NationNation is Terry Pratchett's first non-discworld novel in a long time. I have never really read anything other than his Discworld novels, and was interested to see whether I would enjoy something a bit different. The result was certainly a success.
Nation is set in a slightly alternate universe to our own, in th 19th century where Britain dominates the seas. However, the focus is set on a small island in the middle of the pacific where a boy, Mau, is about to become a man, only to be met with a tidal wave, destroying his civilisation, and leaving him the only survivor. What follows is an enjoyable study of loss as he discovers the results of the wave, followed by the main theme of the book, belief in the face of disaster. Wonderfully, and a little bit unusually, Pratchett lets each side have their say- a priest soon appears, who, while initially coming off as unlikeable, is quickly shown to be very human.

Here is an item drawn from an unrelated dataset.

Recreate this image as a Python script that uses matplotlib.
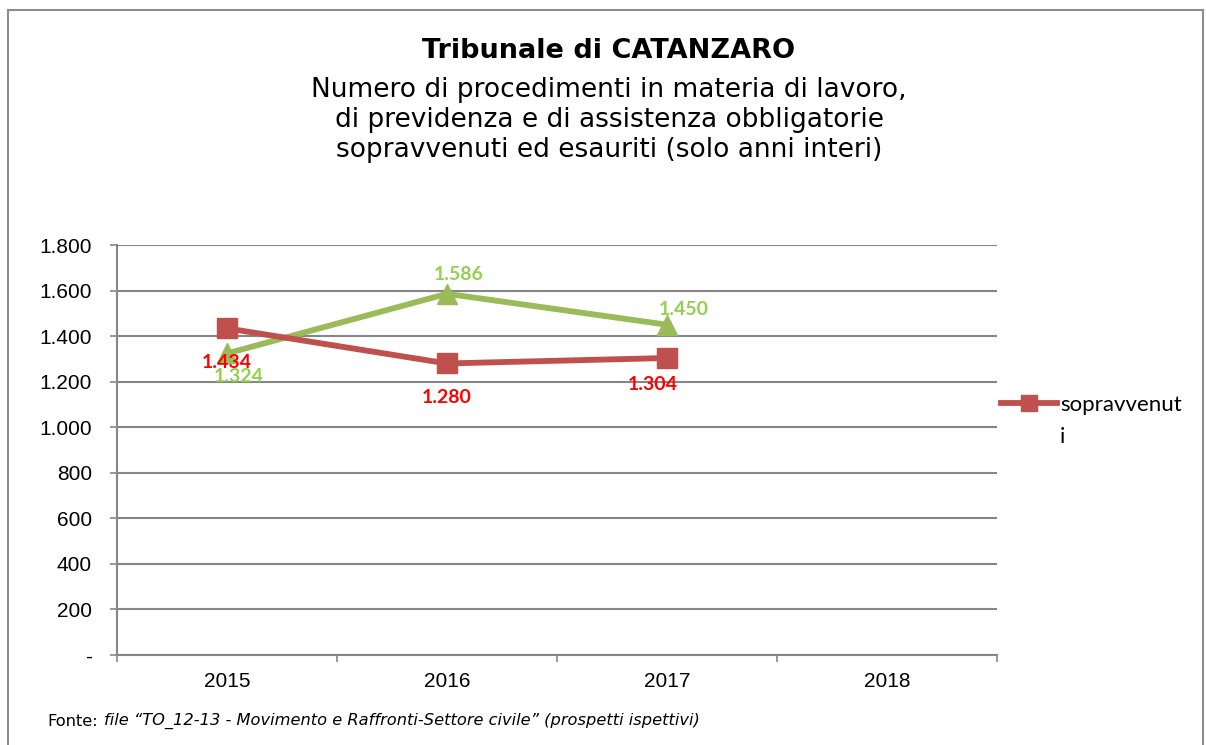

The value of belief is questioned throughout, and Mau, now a newly declared atheist, realises that sometimes people need to not have their belief crushed by what he believes to be the truth. There are some elements of the supernatural in this book- the voices of the dead play a small, and somewhat humorous part, and death itself, voiced by the rather unpleasant Locaha plays a role in many of Mau's conversations, but the gods themselves do not get a voice.

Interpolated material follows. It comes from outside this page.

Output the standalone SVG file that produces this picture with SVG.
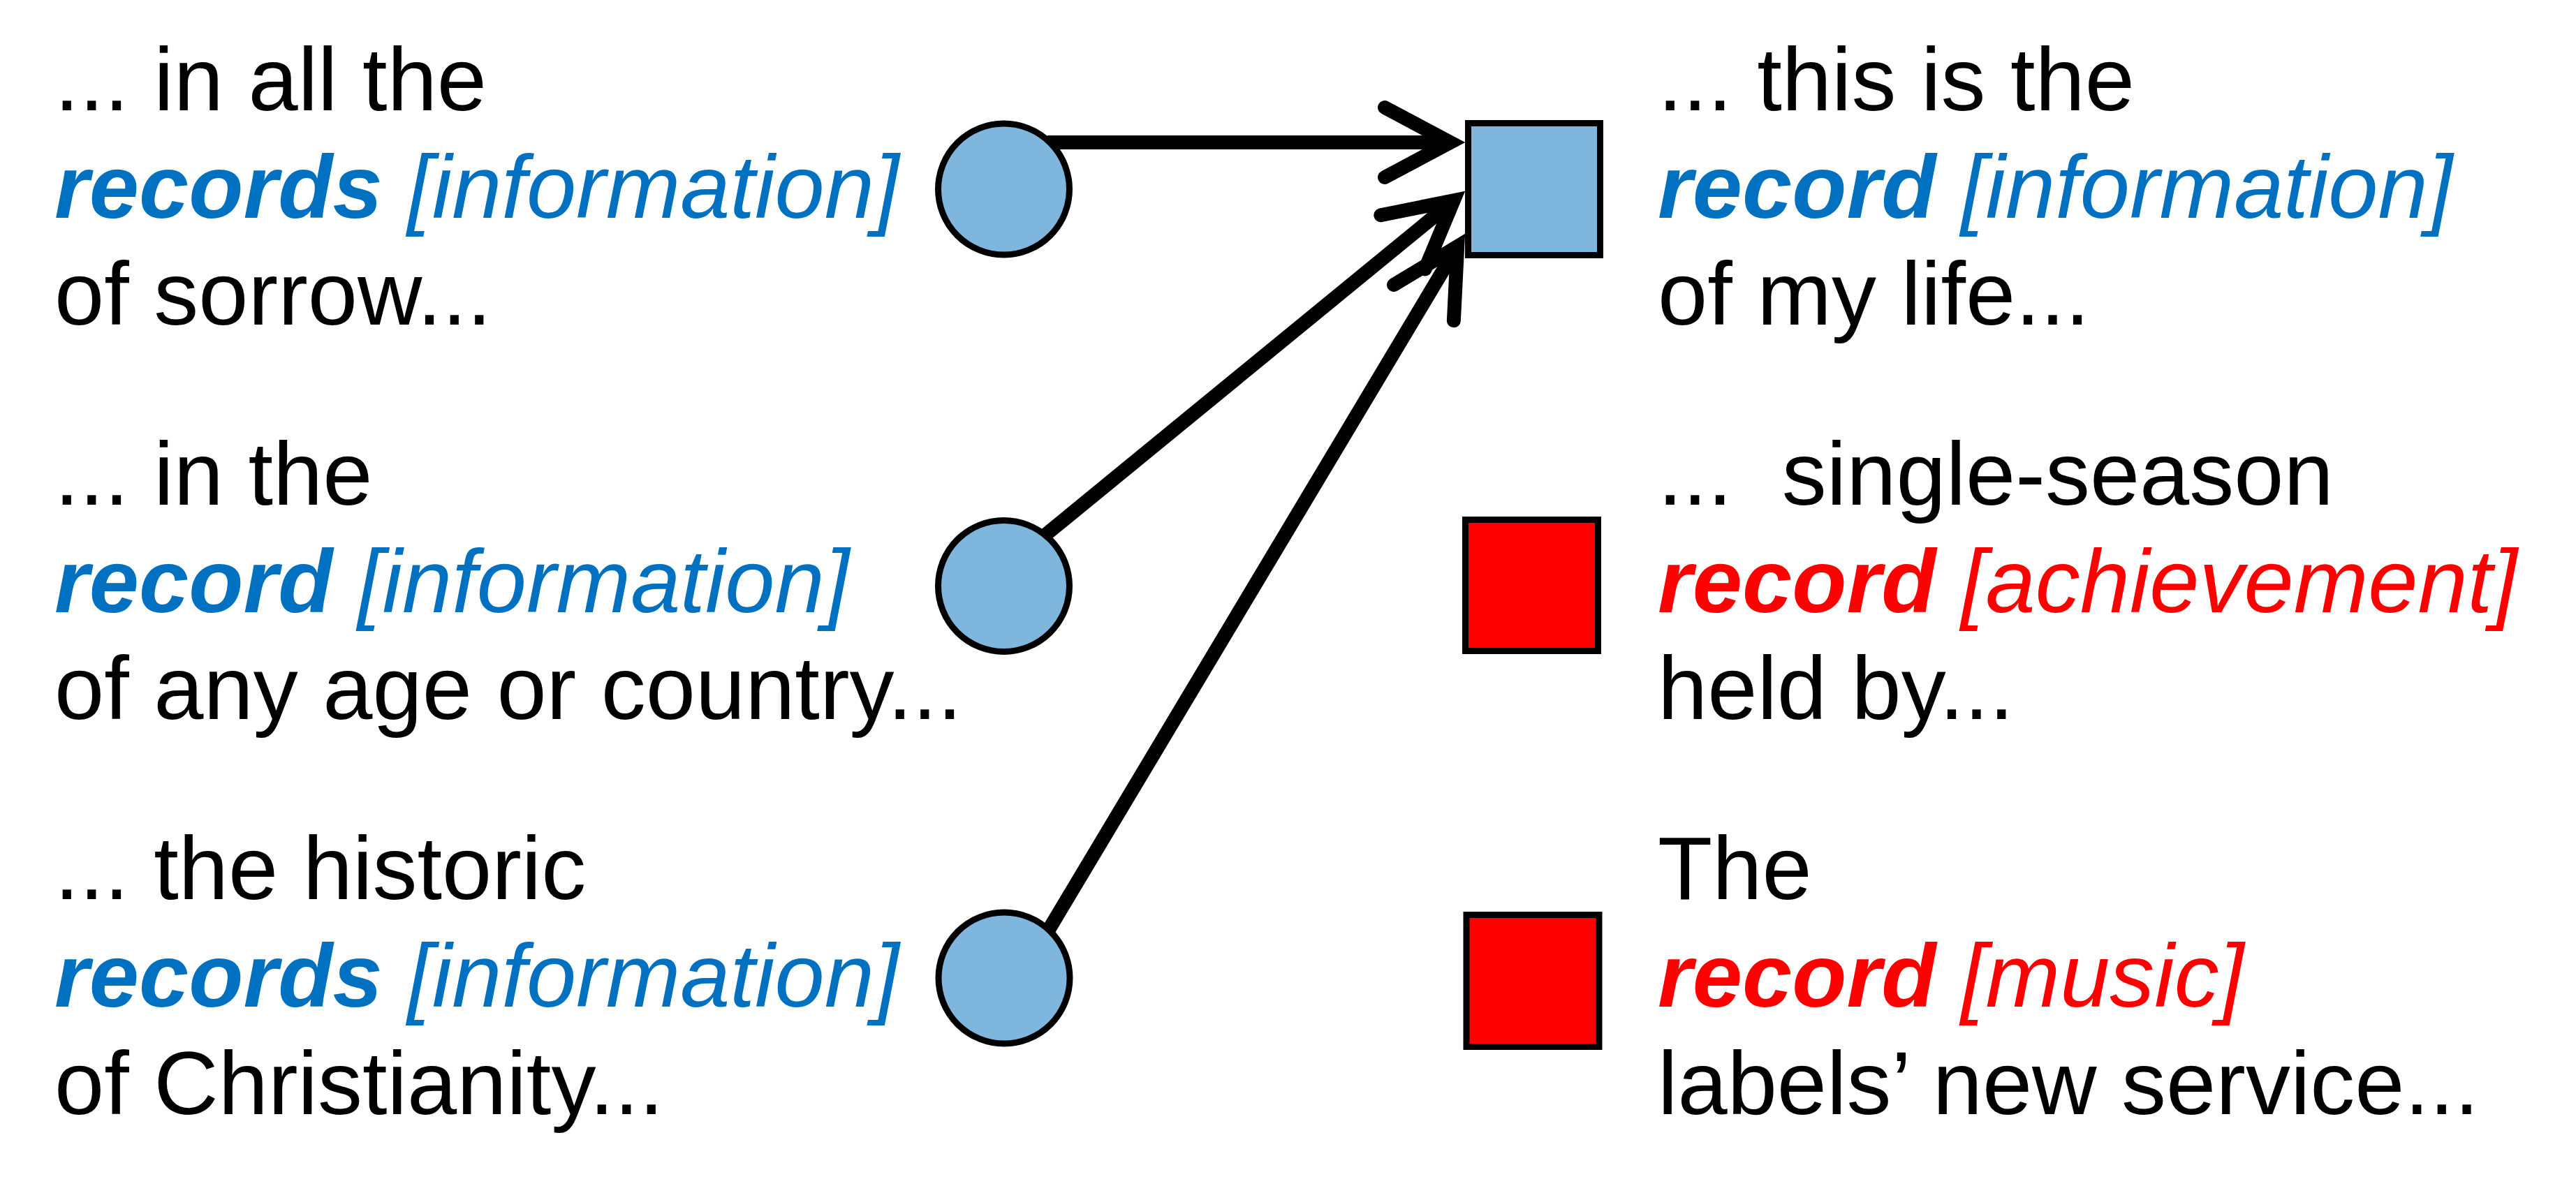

While this book is definitely an ode to science in many ways, it certainly seems to argue that science can co-exist with faith, although doesn't explicitly say how. There are many Pratchett stand bys in this book. There are certainly characters who exist to be reviled and defeated, and great pleasure will be had in their departure, but on the whole most introduced characters are allowed to be human rather than the villains often portrayed.
All in all, this was an enjoyable read, and I hope Pratchett makes some more non-discworld books of the same level of quality.